Zero padding has a similar effect to increasing the window size but without the cost of blurring in the time domain. Zero padding tends to be most effective when using a small window size. It does not actually improve the “resolution” in the frequency domain, but it does help to make the most of the resolution that is available by improving the discrimination between adjacent frequency bands. It sort of “tighten up the picture” (at the expense of slower processing).
Probably the biggest improvement in this use case comes from the “reassignment” algorithm. This is quite a complicated (and slow) algorithm, and is described in this Wikipedia article: Reassignment method - Wikipedia The basic idea is that it acts as a kind of “sharpening filter” that estimates localized values based on the surrounding data. The down side is that it can create the illusion of patterns that don’t actually exist (as seen by the red and blue “veins” in the final image, but the plus side is that it can pull out details as shown by the white (highest intensity) regions.
FFT analysis splits the overall frequency range into a large number of frequency bands of equal width, measured in Hz. The width (in Hz) depends on the window size. The larger the window, the narrower each frequency band (hence better frequency resolution).
Pitch, and variation in pitch is a matter of “ratio”. A one octave range in pitch is a ratio of 2:1. One semitone range in pitch is (approximately) a ratio of 1:1.0595.
The Doppler shift is a shift in pitch - it’s a ratio.
The ramification of this is that FFT analysis gives better “pitch” resolution for higher frequencies than for lower frequencies. Thus the higher harmonic of the sound can be viewed with better pitch resolution than the lower “fundamental” tone.
ahh yes yes…the doppler shift is a ratio of the frequencies. So to clarify, the two frequencies are - the fundamental one (is this the actual frequency of the sound source???) and the one at a different octave (which still gives same frequency ration representative of doppler shift)? Also why is pitch resolution better when it is higher…is it just the way FFT works?
The only sound that is a single frequency is a “sine wave”. All other sounds are comprised of many frequencies. Often the dominant frequencies are harmonically related (exact multiples)

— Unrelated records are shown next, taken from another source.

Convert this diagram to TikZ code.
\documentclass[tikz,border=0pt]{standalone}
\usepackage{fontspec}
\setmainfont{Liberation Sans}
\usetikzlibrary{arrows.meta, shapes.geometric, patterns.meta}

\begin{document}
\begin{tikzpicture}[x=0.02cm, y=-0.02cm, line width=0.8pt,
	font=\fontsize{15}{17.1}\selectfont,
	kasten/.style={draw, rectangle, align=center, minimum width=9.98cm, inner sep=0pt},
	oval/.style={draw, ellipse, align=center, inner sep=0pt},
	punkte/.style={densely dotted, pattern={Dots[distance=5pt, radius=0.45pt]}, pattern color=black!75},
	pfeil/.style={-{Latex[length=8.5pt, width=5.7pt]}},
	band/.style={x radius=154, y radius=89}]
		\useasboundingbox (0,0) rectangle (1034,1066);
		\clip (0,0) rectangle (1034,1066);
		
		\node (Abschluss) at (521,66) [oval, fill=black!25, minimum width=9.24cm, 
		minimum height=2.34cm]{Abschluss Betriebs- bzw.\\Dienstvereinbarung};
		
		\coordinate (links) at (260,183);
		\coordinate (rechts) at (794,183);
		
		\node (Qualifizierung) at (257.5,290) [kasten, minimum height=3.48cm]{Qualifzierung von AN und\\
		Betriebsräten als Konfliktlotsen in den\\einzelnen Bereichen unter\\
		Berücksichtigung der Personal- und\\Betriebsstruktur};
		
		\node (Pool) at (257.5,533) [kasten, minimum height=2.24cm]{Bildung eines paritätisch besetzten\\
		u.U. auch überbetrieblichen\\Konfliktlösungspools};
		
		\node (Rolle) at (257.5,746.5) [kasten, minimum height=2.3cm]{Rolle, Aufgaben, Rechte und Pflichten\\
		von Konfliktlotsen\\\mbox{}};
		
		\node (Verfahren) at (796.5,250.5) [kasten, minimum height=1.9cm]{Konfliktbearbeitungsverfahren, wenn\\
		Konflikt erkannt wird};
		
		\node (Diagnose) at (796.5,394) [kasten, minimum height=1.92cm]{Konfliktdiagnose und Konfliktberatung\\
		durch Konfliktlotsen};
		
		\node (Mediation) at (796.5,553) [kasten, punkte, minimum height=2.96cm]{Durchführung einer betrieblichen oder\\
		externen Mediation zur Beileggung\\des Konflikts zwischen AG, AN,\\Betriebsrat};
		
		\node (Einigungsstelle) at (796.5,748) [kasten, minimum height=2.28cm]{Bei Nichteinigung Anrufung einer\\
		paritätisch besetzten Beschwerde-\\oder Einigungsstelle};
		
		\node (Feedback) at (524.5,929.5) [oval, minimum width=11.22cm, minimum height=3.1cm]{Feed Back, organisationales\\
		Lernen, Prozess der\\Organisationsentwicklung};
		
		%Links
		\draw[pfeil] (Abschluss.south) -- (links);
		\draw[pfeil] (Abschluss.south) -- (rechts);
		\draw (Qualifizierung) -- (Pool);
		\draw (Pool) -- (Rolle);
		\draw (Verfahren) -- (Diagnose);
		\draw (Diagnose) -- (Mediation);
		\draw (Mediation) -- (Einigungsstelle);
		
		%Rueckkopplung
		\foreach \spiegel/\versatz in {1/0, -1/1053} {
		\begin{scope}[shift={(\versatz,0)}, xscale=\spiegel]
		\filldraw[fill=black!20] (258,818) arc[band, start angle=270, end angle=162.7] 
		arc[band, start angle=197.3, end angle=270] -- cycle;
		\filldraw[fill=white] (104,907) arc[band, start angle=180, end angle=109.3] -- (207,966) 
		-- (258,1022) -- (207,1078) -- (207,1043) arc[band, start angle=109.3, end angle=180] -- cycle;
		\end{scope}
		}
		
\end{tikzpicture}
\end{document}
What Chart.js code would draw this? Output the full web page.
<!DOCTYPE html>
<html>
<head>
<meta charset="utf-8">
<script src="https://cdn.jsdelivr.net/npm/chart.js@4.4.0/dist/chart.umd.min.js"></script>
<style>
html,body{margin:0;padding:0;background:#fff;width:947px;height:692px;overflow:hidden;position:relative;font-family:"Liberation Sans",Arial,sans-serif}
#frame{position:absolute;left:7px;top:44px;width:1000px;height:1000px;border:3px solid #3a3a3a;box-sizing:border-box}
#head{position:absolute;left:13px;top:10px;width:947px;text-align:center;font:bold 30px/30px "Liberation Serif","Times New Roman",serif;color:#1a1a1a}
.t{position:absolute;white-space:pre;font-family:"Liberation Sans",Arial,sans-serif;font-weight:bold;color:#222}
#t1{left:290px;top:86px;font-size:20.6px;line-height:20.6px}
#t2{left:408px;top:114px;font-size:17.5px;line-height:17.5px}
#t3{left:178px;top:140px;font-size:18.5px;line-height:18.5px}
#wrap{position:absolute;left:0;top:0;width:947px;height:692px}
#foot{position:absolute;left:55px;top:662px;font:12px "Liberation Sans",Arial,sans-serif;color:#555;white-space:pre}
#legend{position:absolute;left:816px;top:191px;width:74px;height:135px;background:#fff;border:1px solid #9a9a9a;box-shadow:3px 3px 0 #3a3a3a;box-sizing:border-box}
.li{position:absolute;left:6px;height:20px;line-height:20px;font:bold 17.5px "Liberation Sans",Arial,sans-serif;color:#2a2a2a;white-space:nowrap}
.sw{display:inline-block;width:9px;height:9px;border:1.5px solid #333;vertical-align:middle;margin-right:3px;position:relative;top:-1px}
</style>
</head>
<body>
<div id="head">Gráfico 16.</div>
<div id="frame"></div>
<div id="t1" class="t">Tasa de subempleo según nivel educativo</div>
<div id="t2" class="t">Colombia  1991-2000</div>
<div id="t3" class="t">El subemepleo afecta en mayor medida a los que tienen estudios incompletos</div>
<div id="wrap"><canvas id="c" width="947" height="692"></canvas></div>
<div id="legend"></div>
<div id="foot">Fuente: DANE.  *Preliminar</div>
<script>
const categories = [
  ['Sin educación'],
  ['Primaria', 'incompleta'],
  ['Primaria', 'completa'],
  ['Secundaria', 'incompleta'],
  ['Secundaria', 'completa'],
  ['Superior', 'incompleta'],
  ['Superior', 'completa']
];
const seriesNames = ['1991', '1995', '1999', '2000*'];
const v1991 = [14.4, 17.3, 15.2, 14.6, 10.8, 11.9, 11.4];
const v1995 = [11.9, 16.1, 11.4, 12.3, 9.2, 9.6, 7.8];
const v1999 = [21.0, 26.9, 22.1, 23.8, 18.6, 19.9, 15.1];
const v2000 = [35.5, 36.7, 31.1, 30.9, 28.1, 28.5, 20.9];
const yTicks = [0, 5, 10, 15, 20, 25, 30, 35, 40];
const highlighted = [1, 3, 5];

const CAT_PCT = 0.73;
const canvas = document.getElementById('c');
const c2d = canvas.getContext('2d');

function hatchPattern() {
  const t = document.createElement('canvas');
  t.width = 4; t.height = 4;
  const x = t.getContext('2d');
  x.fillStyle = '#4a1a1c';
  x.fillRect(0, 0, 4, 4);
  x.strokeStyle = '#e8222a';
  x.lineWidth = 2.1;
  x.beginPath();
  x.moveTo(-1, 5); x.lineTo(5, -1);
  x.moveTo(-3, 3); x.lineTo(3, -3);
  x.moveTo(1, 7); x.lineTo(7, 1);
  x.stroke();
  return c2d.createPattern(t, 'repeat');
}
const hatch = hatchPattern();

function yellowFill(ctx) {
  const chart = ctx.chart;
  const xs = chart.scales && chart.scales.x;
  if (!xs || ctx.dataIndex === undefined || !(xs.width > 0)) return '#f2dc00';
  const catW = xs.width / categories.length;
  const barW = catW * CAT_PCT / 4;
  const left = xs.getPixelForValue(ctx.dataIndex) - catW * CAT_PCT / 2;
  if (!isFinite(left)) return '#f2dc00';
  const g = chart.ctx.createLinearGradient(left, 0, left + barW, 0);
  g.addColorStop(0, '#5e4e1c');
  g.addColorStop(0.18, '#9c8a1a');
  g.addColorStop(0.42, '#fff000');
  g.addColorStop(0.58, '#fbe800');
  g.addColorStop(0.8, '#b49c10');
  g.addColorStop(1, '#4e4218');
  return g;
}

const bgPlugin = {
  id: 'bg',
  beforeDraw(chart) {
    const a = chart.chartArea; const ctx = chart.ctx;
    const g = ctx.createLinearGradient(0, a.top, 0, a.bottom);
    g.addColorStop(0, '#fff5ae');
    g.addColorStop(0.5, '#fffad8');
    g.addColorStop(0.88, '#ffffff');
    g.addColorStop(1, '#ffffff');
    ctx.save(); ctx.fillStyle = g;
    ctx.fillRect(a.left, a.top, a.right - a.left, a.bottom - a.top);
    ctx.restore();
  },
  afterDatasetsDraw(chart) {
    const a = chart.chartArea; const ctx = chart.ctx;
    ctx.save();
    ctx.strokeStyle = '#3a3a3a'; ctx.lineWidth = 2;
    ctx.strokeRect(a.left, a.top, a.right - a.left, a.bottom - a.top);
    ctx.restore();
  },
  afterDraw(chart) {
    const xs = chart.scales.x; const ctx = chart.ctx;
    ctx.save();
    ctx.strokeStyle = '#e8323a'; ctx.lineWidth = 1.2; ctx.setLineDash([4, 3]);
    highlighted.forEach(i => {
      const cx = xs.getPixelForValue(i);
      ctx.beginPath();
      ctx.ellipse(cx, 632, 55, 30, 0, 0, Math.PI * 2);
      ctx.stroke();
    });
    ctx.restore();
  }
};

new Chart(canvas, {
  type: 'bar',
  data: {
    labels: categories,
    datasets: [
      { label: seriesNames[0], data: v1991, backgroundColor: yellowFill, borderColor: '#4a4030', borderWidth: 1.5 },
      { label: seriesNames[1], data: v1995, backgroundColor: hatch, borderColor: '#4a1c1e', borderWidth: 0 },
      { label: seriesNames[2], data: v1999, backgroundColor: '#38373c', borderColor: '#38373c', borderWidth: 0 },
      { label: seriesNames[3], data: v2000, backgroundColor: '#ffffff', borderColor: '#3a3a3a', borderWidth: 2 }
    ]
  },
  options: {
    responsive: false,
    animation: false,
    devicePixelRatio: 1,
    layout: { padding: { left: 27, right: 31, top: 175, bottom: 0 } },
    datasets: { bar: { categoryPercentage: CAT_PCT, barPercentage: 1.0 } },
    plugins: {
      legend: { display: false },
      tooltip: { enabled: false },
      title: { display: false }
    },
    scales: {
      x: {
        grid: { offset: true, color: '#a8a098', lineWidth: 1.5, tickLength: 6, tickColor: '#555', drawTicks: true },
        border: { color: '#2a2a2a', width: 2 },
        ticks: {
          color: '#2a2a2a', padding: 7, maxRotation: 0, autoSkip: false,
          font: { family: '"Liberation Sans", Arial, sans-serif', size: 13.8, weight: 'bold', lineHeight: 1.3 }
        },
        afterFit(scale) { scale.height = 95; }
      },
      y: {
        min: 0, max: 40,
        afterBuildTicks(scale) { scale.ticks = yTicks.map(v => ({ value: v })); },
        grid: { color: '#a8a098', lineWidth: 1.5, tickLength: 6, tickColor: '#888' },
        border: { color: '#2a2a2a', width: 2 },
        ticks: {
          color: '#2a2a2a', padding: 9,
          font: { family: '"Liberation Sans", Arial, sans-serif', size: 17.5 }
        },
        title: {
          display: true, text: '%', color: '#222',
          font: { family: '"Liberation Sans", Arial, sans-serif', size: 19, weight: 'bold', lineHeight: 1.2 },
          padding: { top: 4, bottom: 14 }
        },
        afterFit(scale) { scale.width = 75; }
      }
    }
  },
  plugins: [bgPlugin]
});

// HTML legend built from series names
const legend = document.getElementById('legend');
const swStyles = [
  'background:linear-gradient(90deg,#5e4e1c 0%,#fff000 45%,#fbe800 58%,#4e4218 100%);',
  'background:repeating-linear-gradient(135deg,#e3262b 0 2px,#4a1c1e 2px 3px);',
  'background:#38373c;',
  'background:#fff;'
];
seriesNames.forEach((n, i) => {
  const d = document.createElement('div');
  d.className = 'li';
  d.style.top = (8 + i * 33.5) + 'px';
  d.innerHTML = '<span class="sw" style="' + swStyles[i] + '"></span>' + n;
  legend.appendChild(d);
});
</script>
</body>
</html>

If you look at “Analyze menu > Plot Spectrum” with your sound, you will see peaks at about 3.16, 6.33, 9.51. 12.66 … kHz, where 3.16 kHz is the “fundamental” (base) frequency, and the harmonics are at 2x, 3x, 4x… that base frequency. The Doppler shift will affect all of the harmonic in the same way (the same ratio shift), so it doesn’t really matter which one you choose - you’re just looking for one that will give a clear image in the spectrogram view.
As I wrote previously, FFT splits the spectrum into equal divisions (in Hz), so let us say, as an example, that our chosen settings give frequency bands of:
0 to 10Hz, 10 to 20, 20 to 30, 30 to 40 …
Now let’s look at octaves, starting from 10 Hz. Each octave has a ratio of 2:1, so the octaves starting from 10 Hz are:
10, 20, 40, 80, 160 …
So quite clearly we can see that for higher octave, there will be many more FFT frequency bands than for low octaves. A large number of frequency bands means that we get better frequency resolution.
Yes, that clarified it. I though harmonics and fundamental frequency were only concepts for standing waves and not any regular sound source (and for standing waves it is not just integer multiples by even multiplying with 2/3 or 4/3 depending on the way the standing wave is created). So, like how there is a logic to find the general formula for harmonics in a standing wave (based on node antinode etc.)…is there any for a sound source with various frequencies (or it is purely dependent on the type of sound source?)
Also, with regards to the pitch being higher, FFT bases its divisions of the frequency band on the octave and not the width of the frequency band? (Since it is same for 10-20 or 20-30 etc.)
So, I exported the data that gives me the exact values of the frequency peaks…but I had the following problems:
The maximum frequency as indicated by the exported data did not match what was shown on the sepctrogram graph. For the same audio I had put on the forum, the max frequency as indicated by the spectrogram seems to be slightly over 6350 Hz, but when I export the data (i have attached below), isn’t the max frequency being shown as 6328.125000 (that is the lowest dB which is indicated by a peak?..correct me if I am wrong)
I am unable to locate the minimum frequency. All I am able to speculate from the graph is that it must be around 6270 to 6280 Hz. But from FFT analysis, I am not able to discern the min frequency.
What would be the uncertainty for the frequency values? Since it has 6 decimal places, I intially thought it would be ± 0.000001, but later I noticed that all the frequency values always had 0 in the last 3 decimal places, and as for the first three decimal places, they always were multiples of 125…like XXXX.125 or XXXX.750…or XXXX.375…so would the uncertainty be something else…perhaps ±0.125/2 (like least count divided by 2) = ±0.0625 Hz?